The twin strings embody Etuaptmumk (Two-Eyed Seeing) seeing from one eye with the strengths of Indigenous knowledge and from the other with the strengths of Western knowledge, using both together for the benefit of all. When woven into this wampum model, Etuaptmumk is no longer a concept but a lived classroom practice.
Professional Growth: The White String
The final solid white string represents what we have always known. The ancestral knowledge that guides and steadies us. It speaks with the voices of Elders, clan mothers, children, and knowledge keepers who remind us to continue growing for the next seven generations.
This string is my reminder to keep looking to wampum, story, and ceremony for guidance. It embodies professional development through ancestral accountability: the responsibility to never stop learning, to mentor others, and to uphold our languages and teachings as living law.

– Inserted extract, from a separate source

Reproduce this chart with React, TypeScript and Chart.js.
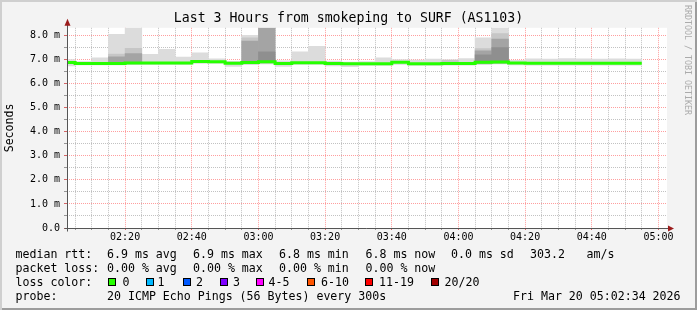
import React, { useEffect, useRef } from 'react';
import { Chart, registerables } from 'chart.js';

Chart.register(...registerables);

const FONT = '"DejaVu Sans Mono", monospace';

// ---- data ----
const graphStart = '02:02:34';
const graphEnd = '05:02:34';
const stepMinutes = 5;

const titleText = 'Last 3 Hours from smokeping to SURF (AS1103)';
const yAxisTitle = 'Seconds';

// RRD step end times (each value covers the 5 minutes before it)
const times = [
  '02:05', '02:10', '02:15', '02:20', '02:25', '02:30', '02:35', '02:40', '02:45', '02:50',
  '02:55', '03:00', '03:05', '03:10', '03:15', '03:20', '03:25', '03:30', '03:35', '03:40',
  '03:45', '03:50', '03:55', '04:00', '04:05', '04:10', '04:15', '04:20', '04:25', '04:30',
  '04:35', '04:40', '04:45', '04:50', '04:55',
];

// median rtt in ms
const medianRtt = [
  6.88, 6.84, 6.84, 6.84, 6.86, 6.86, 6.86, 6.86, 6.92, 6.91,
  6.85, 6.88, 6.91, 6.84, 6.87, 6.87, 6.84, 6.83, 6.83, 6.83,
  6.89, 6.83, 6.83, 6.84, 6.84, 6.89, 6.90, 6.86, 6.85, 6.85,
  6.85, 6.85, 6.85, 6.85, 6.85,
];

// lightest smoke: min .. max ping (ms)
const smokeLow = [
  6.74, 6.78, 6.78, 6.78, 6.80, 6.80, 6.80, 6.80, 6.84, 6.84,
  6.72, 6.80, 6.82, 6.72, 6.80, 6.80, 6.74, 6.71, 6.76, 6.76,
  6.80, 6.76, 6.76, 6.77, 6.77, 6.80, 6.82, 6.78, 6.77, 6.77,
  6.77, 6.77, 6.77, 6.77, 6.77,
];
const smokeHigh = [
  7.00, 6.92, 7.07, 8.05, 8.32, 7.22, 7.43, 7.10, 7.28, 7.03,
  6.93, 8.01, 8.32, 6.95, 7.32, 7.55, 6.94, 6.90, 6.92, 7.07,
  7.00, 6.98, 7.02, 7.00, 7.04, 7.90, 8.32, 6.97, 7.03, 7.02,
  7.04, 7.03, 7.02, 7.03, 7.02,
];
// inner smoke bands [low, high] (ms), null where not visible
const smokeMid = [
  null, null, null, [6.80, 7.23], [6.82, 7.47], null, null, null, null, null,
  null, [6.82, 7.90], null, null, null, null, null, null, null, null,
  null, null, null, [6.80, 6.97], null, [6.82, 7.46], [6.84, 8.08], null, null, null,
  null, null, null, null, null,
];
const smokeDark = [
  null, null, null, [6.82, 7.12], [6.84, 7.25], null, null, null, null, null,
  null, [6.84, 7.77], [6.86, 8.32], null, null, null, null, null, null, null,
  null, null, null, null, null, [6.84, 7.36], [6.86, 7.85], null, null, null,
  null, null, null, null, null,
];
const smokeDarker = [
  null, null, null, null, null, null, null, null, null, null,
  null, null, [6.88, 7.32], null, null, null, null, null, null, null,
  null, null, null, null, null, [6.86, 7.20], [6.88, 7.50], null, null, null,
  null, null, null, null, null,
];

const yMax = 8.32;
const yTickValues = [0, 0.5, 1, 1.5, 2, 2.5, 3, 3.5, 4, 4.5, 5, 5.5, 6, 6.5, 7, 7.5, 8];
const yTickLabels = ['0.0', '1.0 m', '2.0 m', '3.0 m', '4.0 m', '5.0 m', '6.0 m', '7.0 m', '8.0 m'];
const xTickLabels = ['02:20', '02:40', '03:00', '03:20', '03:40', '04:00', '04:20', '04:40', '05:00'];

const rttStats = ['6.9 ms avg', '6.9 ms max', '6.8 ms min', '6.8 ms now', '0.0 ms sd', '303.2', 'am/s'];
const lossStats = ['0.00 % avg', '0.00 % max', '0.00 % min', '0.00 % now'];
const lossLabels = ['0', '1', '2', '3', '4-5', '6-10', '11-19', '20/20'];
const lossColors = ['#26ff00', '#00b8ff', '#0059ff', '#7e00ff', '#ff00ff', '#ff5500', '#ff0000', '#a10000'];
const probeText = '20 ICMP Echo Pings (56 Bytes) every 300s';
const stampText = 'Fri Mar 20 05:02:34 2026';
const watermark = 'RRDTOOL / TOBI OETIKER';

// ---- helpers ----
const toMin = (s: string) => {
  const p = s.split(':').map(Number);
  return p[0] * 60 + p[1] + (p[2] || 0) / 60;
};
const xMin = toMin(graphStart);
const xMax = toMin(graphEnd);

const MAJOR = 'rgba(255,0,0,0.38)';
const MINOR = 'rgba(110,110,110,0.42)';
const MAJOR_TICK = 'rgba(200,40,40,0.7)';
const MINOR_TICK = 'rgba(110,110,110,0.7)';

const bandData = (bands: (number[] | null)[]) =>
  bands
    .map((b, i) => (b ? { x: toMin(times[i]) - stepMinutes / 2, y: b } : null))
    .filter(Boolean);

const smokeDataset = (label: string, data: any[], color: string, order: number) => ({
  type: 'bar',
  label,
  data,
  backgroundColor: color,
  borderWidth: 0,
  grouped: false,
  barPercentage: 1,
  categoryPercentage: 1,
  order,
});

const bgPlugin = {
  id: 'plotBg',
  beforeDraw(chart: any) {
    const { ctx, chartArea: a } = chart;
    ctx.save();
    ctx.fillStyle = '#ffffff';
    ctx.fillRect(a.left, a.top, a.right - a.left, a.bottom - a.top);
    ctx.restore();
  },
};

const axisPlugin = {
  id: 'axisArrows',
  afterDraw(chart: any) {
    const { ctx, chartArea: a } = chart;
    const x0 = Math.round(a.left) + 0.5;
    const y0 = Math.round(a.bottom) + 0.5;
    ctx.save();
    ctx.strokeStyle = '#555555';
    ctx.lineWidth = 1;
    ctx.beginPath();
    ctx.moveTo(x0, y0 + 3);
    ctx.lineTo(x0, a.top - 3);
    ctx.moveTo(x0 - 3, y0);
    ctx.lineTo(a.right + 2, y0);
    ctx.stroke();
    ctx.fillStyle = '#9b1c1c';
    ctx.beginPath();
    ctx.moveTo(x0, a.top - 9);
    ctx.lineTo(x0 - 3, a.top - 2);
    ctx.lineTo(x0 + 3, a.top - 2);
    ctx.closePath();
    ctx.fill();
    ctx.beginPath();
    ctx.moveTo(a.right + 7, y0);
    ctx.lineTo(a.right + 1, y0 - 3);
    ctx.lineTo(a.right + 1, y0 + 3);
    ctx.closePath();
    ctx.fill();
    ctx.restore();
  },
};

export default function App() {
  const canvasRef = useRef<HTMLCanvasElement>(null);

  useEffect(() => {
    const canvas = canvasRef.current;
    if (!canvas) return;

    const xGrid: number[] = [];
    for (let m = Math.ceil(xMin / stepMinutes) * stepMinutes; m <= xMax; m += stepMinutes) xGrid.push(m);

    const medianData = [
      { x: toMin(times[0]) - stepMinutes, y: medianRtt[0] },
      ...times.map((t, i) => ({ x: toMin(t), y: medianRtt[i] })),
    ];

    const lightBands = smokeLow.map((lo, i) => [lo, smokeHigh[i]]);

    const chart = new Chart(canvas, {
      type: 'bar',
      data: {
        datasets: [
          {
            type: 'line',
            label: 'median rtt',
            data: medianData,
            borderColor: '#26ff00',
            borderWidth: 3,
            pointRadius: 0,
            stepped: 'after',
            fill: false,
            order: 0,
          } as any,
          smokeDataset('smoke 4', bandData(smokeDarker), '#8f8f8f', 1),
          smokeDataset('smoke 3', bandData(smokeDark), '#a4a4a4', 2),
          smokeDataset('smoke 2', bandData(smokeMid), '#c6c6c6', 3),
          smokeDataset('smoke 1', bandData(lightBands), '#dcdcdc', 4),
        ],
      },
      options: {
        responsive: false,
        animation: false,
        devicePixelRatio: 1,
        events: [],
        layout: { padding: { left: 0, right: 0, top: 0, bottom: 0 } },
        plugins: {
          legend: { display: false },
          tooltip: { enabled: false },
          title: {
            display: true,
            text: titleText,
            color: '#000000',
            font: { family: FONT, size: 13.2, weight: 'normal', lineHeight: 1.2 },
            padding: { top: 11, bottom: 1 },
          },
        },
        scales: {
          x: {
            type: 'linear',
            min: xMin,
            max: xMax,
            offset: false,
            afterBuildTicks: (s: any) => {
              s.ticks = xGrid.map((v) => ({ value: v }));
            },
            afterFit: (s: any) => {
              s.height = 82;
            },
            ticks: {
              autoSkip: false,
              maxRotation: 0,
              minRotation: 0,
              padding: 1,
              color: '#000000',
              font: { family: FONT, size: 10 },
              callback: (v: any) => {
                const l = xTickLabels.find((t) => Math.abs(toMin(t) - Number(v)) < 0.01);
                return l ?? '';
              },
            },
            grid: {
              offset: false,
              lineWidth: 1,
              drawTicks: true,
              tickLength: 2,
              color: (c: any) => (c.tick && c.tick.value % 20 === 0 ? MAJOR : MINOR),
              tickColor: (c: any) => (c.tick && c.tick.value % 20 === 0 ? MAJOR_TICK : MINOR_TICK),
            },
            border: { display: false, dash: [1, 1] },
          },
          y: {
            type: 'linear',
            position: 'left',
            min: 0,
            max: yMax,
            afterBuildTicks: (s: any) => {
              s.ticks = yTickValues.map((v) => ({ value: v }));
            },
            afterFit: (s: any) => {
              s.width = 67;
            },
            ticks: {
              autoSkip: false,
              padding: 4,
              color: '#000000',
              font: { family: FONT, size: 10 },
              callback: (v: any) => (Number.isInteger(Number(v)) ? yTickLabels[Number(v)] : ''),
            },
            grid: {
              lineWidth: 1,
              drawTicks: true,
              tickLength: 3,
              color: (c: any) => (c.tick && Number.isInteger(c.tick.value) ? MAJOR : MINOR),
              tickColor: (c: any) => (c.tick && Number.isInteger(c.tick.value) ? MAJOR_TICK : MINOR_TICK),
            },
            border: { display: false, dash: [1, 1] },
            title: {
              display: true,
              text: yAxisTitle,
              color: '#000000',
              font: { family: FONT, size: 11.6 },
              padding: { top: 3, bottom: 0 },
            },
          },
          // empty right-hand margin so the plot ends where rrdtool's does
          yMargin: {
            type: 'linear',
            position: 'right',
            display: true,
            min: 0,
            max: yMax,
            afterFit: (s: any) => {
              s.width = 30;
            },
            ticks: { display: false },
            grid: { display: false, drawOnChartArea: false, drawTicks: false },
            border: { display: false },
          },
        },
      },
      plugins: [bgPlugin, axisPlugin],
    } as any);

    return () => chart.destroy();
  }, []);

  const rowTop = [246.5, 260.5, 274.5, 288.5];
  const rttX = [107, 193, 279, 365.5, 451, 530, 586.5];
  const lossX = [107, 193, 279, 365.5];
  const boxX = [108, 145.5, 182.5, 219.5, 256, 306.5, 365, 431];
  const boxLabelX = [122.5, 157.5, 196, 233, 268.5, 321, 379, 444.5];

  const txt = (text: string, left: number, top: number, key: string) => (
    <span
      key={key}
      style={{
        position: 'absolute',
        left,
        top,
        fontFamily: FONT,
        fontSize: 11.6,
        lineHeight: '14px',
        color: '#000',
        whiteSpace: 'pre',
      }}
    >
      {text}
    </span>
  );

  return (
    <div
      style={{
        position: 'fixed',
        left: 0,
        top: 0,
        width: 697,
        height: 310,
        background: '#f3f3f3',
        boxShadow: 'inset 2px 2px 0 #cfcfcf, inset -2px -2px 0 #9c9c9c',
        overflow: 'hidden',
      }}
    >
      <canvas
        ref={canvasRef}
        width={697}
        height={310}
        style={{ position: 'absolute', left: 0, top: 0, width: 697, height: 310 }}
      />
      {txt('median rtt:', 15.5, rowTop[0], 'l1')}
      {rttStats.map((s, i) => txt(s, rttX[i], rowTop[0], 'r' + i))}
      {txt('packet loss:', 15.5, rowTop[1], 'l2')}
      {lossStats.map((s, i) => txt(s, lossX[i], rowTop[1], 'p' + i))}
      {txt('loss color:', 15.5, rowTop[2], 'l3')}
      {lossLabels.map((s, i) => (
        <React.Fragment key={'lc' + i}>
          <span
            style={{
              position: 'absolute',
              left: boxX[i],
              top: 278,
              width: 8,
              height: 8,
              boxSizing: 'border-box',
              border: '1px solid #000',
              background: lossColors[i],
            }}
          />
          {txt(s, boxLabelX[i], rowTop[2], 'lt' + i)}
        </React.Fragment>
      ))}
      {txt('probe:', 15.5, rowTop[3], 'l4')}
      {txt(probeText, 107, rowTop[3], 'pr')}
      {txt(stampText, 513, rowTop[3], 'st')}
      <span
        style={{
          position: 'absolute',
          left: 684,
          top: 5,
          writingMode: 'vertical-rl',
          fontFamily: FONT,
          fontSize: 8.3,
          lineHeight: 1,
          color: '#ababab',
          whiteSpace: 'pre',
        }}
      >
        {watermark}
      </span>
    </div>
  );
}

In this model, the white string is the teacher’s string. A declaration of commitment to the people, not the institution.
Restoring Balance
When these five strings are read together, they form a living philosophy of Indigenous education that integrates the curriculum into Indigenous knowledge rather than forcing Indigenous knowledge into the curriculum. It is a system of governance, law, and learning that restores balance between worlds.
This framework supports Indigenous knowledge equally and invites all learners into relationship with it. It does not separate academic learning from spirit, land, or responsibility. Instead, it reminds us that balance is not sameness, it is coexistence rooted in respect.
We are not building a new system; we are remembering how to walk the old path again, together, bead by bead.